Santosh Gupta and Mini Nanda (Eds.)

Critical essays in Section II examine the impact of translations between languages, forms and mediums of literary constructions on the making of the self; writers’ locations in history, nation, region and diasporic shifts are among the various contexts that shape not only their narratives but also the human images they contain. Eminent critics like Jasbir Jain, Harish Narang, Sudha Rai, Sudha Shastri, Urmil Talwar and Mini Nanda read afresh literary texts, autobiographies and films, to relate them to their specific socio-cultural, aesthetic and psychological contexts. The various frameworks work upon the imagination and creative powers that go on to formulate the human self in all its heterogeneity. Poetry, drama, films and fiction are among the different cultural texts that these critics and writers explore in their deliberations upon the narrations of the self-imagined, real, personal and community-centred.

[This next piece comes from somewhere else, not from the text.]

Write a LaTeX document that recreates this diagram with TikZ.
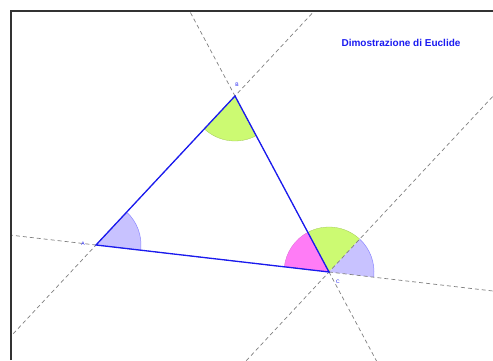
\documentclass[tikz,border=0pt]{standalone}
\usepackage{fontspec}
\usepackage{xcolor}
\usepackage{tikz}
\usetikzlibrary{calc,angles}
\newfontfamily\eufont{Liberation Sans}
\definecolor{eublue}{HTML}{1A1AF0}
\definecolor{eulilac}{HTML}{C8C2FF}
\definecolor{eulime}{HTML}{CCFA72}
\definecolor{eupink}{HTML}{FF7CF6}
\tikzset{
  euframe/.style={line width=1.6pt, draw=black!80, line cap=butt},
  euside/.style={line width=1.3pt, draw=eublue, line cap=round},
  eudash/.style={line width=0.7pt, draw=black!50, dash pattern=on 4pt off 3pt},
  eulilacsec/.style={fill=eulilac, draw=eulilac!70!blue, line width=0.5pt, angle radius=45pt},
  eulimesec/.style={fill=eulime, draw=eulime!80!black, line width=0.3pt, angle radius=45pt},
  eupinksec/.style={fill=eupink, draw=eupink!85!black, line width=0.3pt, angle radius=45pt},
  eulabel/.style={font=\eufont\fontsize{5}{5}\selectfont, text=eublue, inner sep=0pt},
}
\begin{document}
\begin{tikzpicture}[x=1pt,y=1pt]
\useasboundingbox (0,0) rectangle (493,360);
% vertices
\coordinate (A) at (96,115);
\coordinate (B) at (235,264);
\coordinate (C) at (329,88);
\coordinate (D) at ($(C)+(B)-(A)$);
\coordinate (E) at ($(C)!-1!(A)$);
% angles
\pic[eulilacsec] {angle=C--A--B};
\pic[eulimesec] {angle=A--B--C};
\pic[eupinksec] {angle=B--C--A};
\pic[eulimesec] {angle=D--C--B};
\pic[eulilacsec] {angle=E--C--D};
% construction lines
\begin{scope}
\clip (11,0) rectangle (493,349);
\draw[eudash] ($(A)!-3!(C)$) -- ($(A)!4!(C)$);
\draw[eudash] ($(A)!-3!(B)$) -- ($(A)!4!(B)$);
\draw[eudash] ($(B)!-3!(C)$) -- ($(B)!4!(C)$);
\draw[eudash] ($(C)!-3!(D)$) -- ($(C)!4!(D)$);
\end{scope}
% triangle
\draw[euside] (A) -- (B) -- (C) -- cycle;
\node[eulabel] (la) at (83,116) {A};
\node[eulabel] (lb) at (237,275) {B};
\node[eulabel] (lc) at (338,78) {C};
% frame
\draw[euframe] (11,0) -- (11,349) -- (493,349);
\node[font=\eufont\bfseries\fontsize{10}{11}\selectfont, text=eublue] (title) at (401,317) {Dimostrazione di Euclide};
\end{tikzpicture}
\end{document}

Santosh Gupta was formerly Professor of English at the University of Rajasthan, Jaipur. Her major interests are in modern fiction—British, American and Indian. She has recently completed a major UGC project on Modern Prison Narratives. Mini Nanda is Associate Professor in English at the University of Rajasthan. Interested in British studies, she has moved onto Canadian and Canadian native traditions, Indian literatures and feminist studies. At present Nanda is working on Muslim women writers with special reference to partition novels and films.